Technologies can be useful, and digital composition technologies do produce some advantages over the very useful composition technologies that preceded them. What needs to be done is to identify these advantages and to remove them from the cycle of consumerism Selfe implicates in government-sponsored initiatives to increase technological literacies. Ohmann has already explained the key to understanding "literacy" -- we are to substitute "measurable" or "quantifiable oppression" each time it appears in our readings. To expect the federal government to do more than use the discourse of literacy to hide its more popular discourse of pork should surprise no one.
It pained me the first time I heard the director of a mid-level government office say that its employees could rest assured they had done good work because a third of the office's budget had made its way to the private sector. This was not a qualified measurement, but the primary and, to start this speech I recall, only measurement of success.

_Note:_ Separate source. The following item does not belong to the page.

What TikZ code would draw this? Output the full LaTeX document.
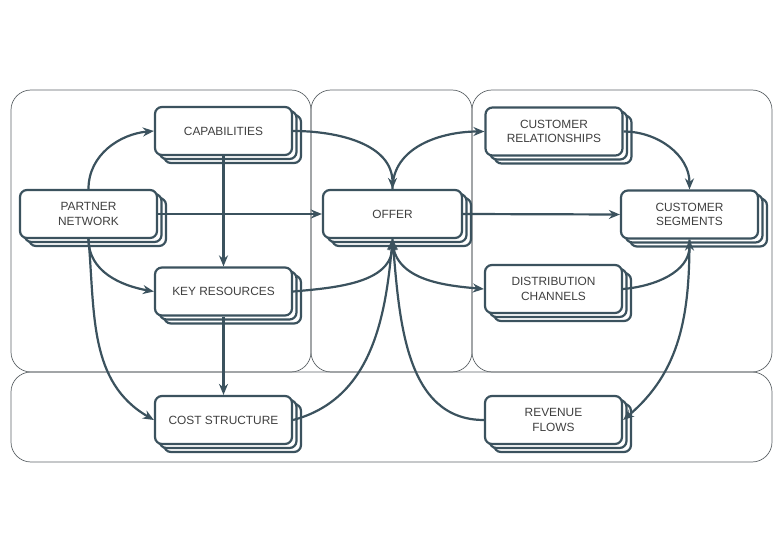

Politics as currently conceived requires such ugly practical measuring sticks.
The key, then, is to take the short-term given of the government's aid and to, as so many school districts do to some degree, leverage those discourses to benefit those that need the assistance.
Selfe's writing occasionally approaches a particularly ungainly tenor, where instead of identifying the advantages technology adds to her field of expertise, she simply repeats the mantra that its would-be users must be taught to think critically about it. What does this critical thinking look like? She also comes dangerously close to crossing the line between looking for examples of where technology and society intersect unfavorably and devolving into a speech about the inequities of race that can be reproduced generically in articles of most any topic regarding resources. At worst, Selfe implicitly links race with the inability to reach desirable, skilled employment -- what is the cause and effect in a statement like, "In other words, the poorer you are and the less educated you are in this country -- both of which conditions are correlated with race -- the less likely you are to have access to computers and to high-paying, high-tech jobs in the American workplace" (101)? This is not a reason to devalue technological, digital literacy, but another reason to define its practical advantages and ensure not that we (and who is this "we," again?) "provide free access to computers for citizens at the poverty level and citizens of color", but instead that our educational institutions intelligently foreground those advantages alongside the oppressive flipside of consumerism to every student, irrespective of race or class.
(And where is the government's "narrowly defined" version of literacy? The issue is, again, that it's too broad!
By "technologically literate," this document [from Richard Riley's office of the Secretary of Education] refers to the use of computers not only for the purposes of calculating, programming, and designing, but also for the purposes of reading, writing, and communicating...
Is that all? ;^D)
The real key to introducing students to the advantages of digitally aided composition is to remove the dependence of platform on consumption and obsolescence. The digital educational platform must be standardized and resist obsolescence. Ironically, the most technical fields are the ones that require the least consumable resources; programming a computer can be done with older computers and a free operating system. There is little to nothing stopping anyone from learning to program C or Java on five-year old, even ten year-old hardware. Nearly the same can be said for composition. AbiWord runs on a number of older systems, and contains all the benefits of what's now traditional digital composition -- grammar and spell check tools, an easily accessed thesaurus, and trouble-free error correction. What's really changed with word processors over the last twenty years beyond the hardware required the run them, attempts at subscription models, and the intersection of new file formats with copyright?
The question is how to define such a stable, obsolescence-resistant platform. The One Laptop Per Child project might provide one, albeit arbitrary, possible model platform.
Regardless, the keys for digital composition should be to identify those advantages and to teach them to students outside of the influence and control of a commercialized, consumerized state of being, and then to repeat the process with other professionalizations. If schools can be a place where students learn to take computerized resources for granted, there is no reason to imprint the need for unnecessary hardware and software "refreshes". Teach digital goods as durable goods. It's surprisingly how widely that conception proves tenable and useful.
The question is how to find digital expertise interested in the issues of composition that can create such a stable platform.
Okay, well, it's too late and I need some sleep. Back for more, hopefully more cognizant tripe tomorrow.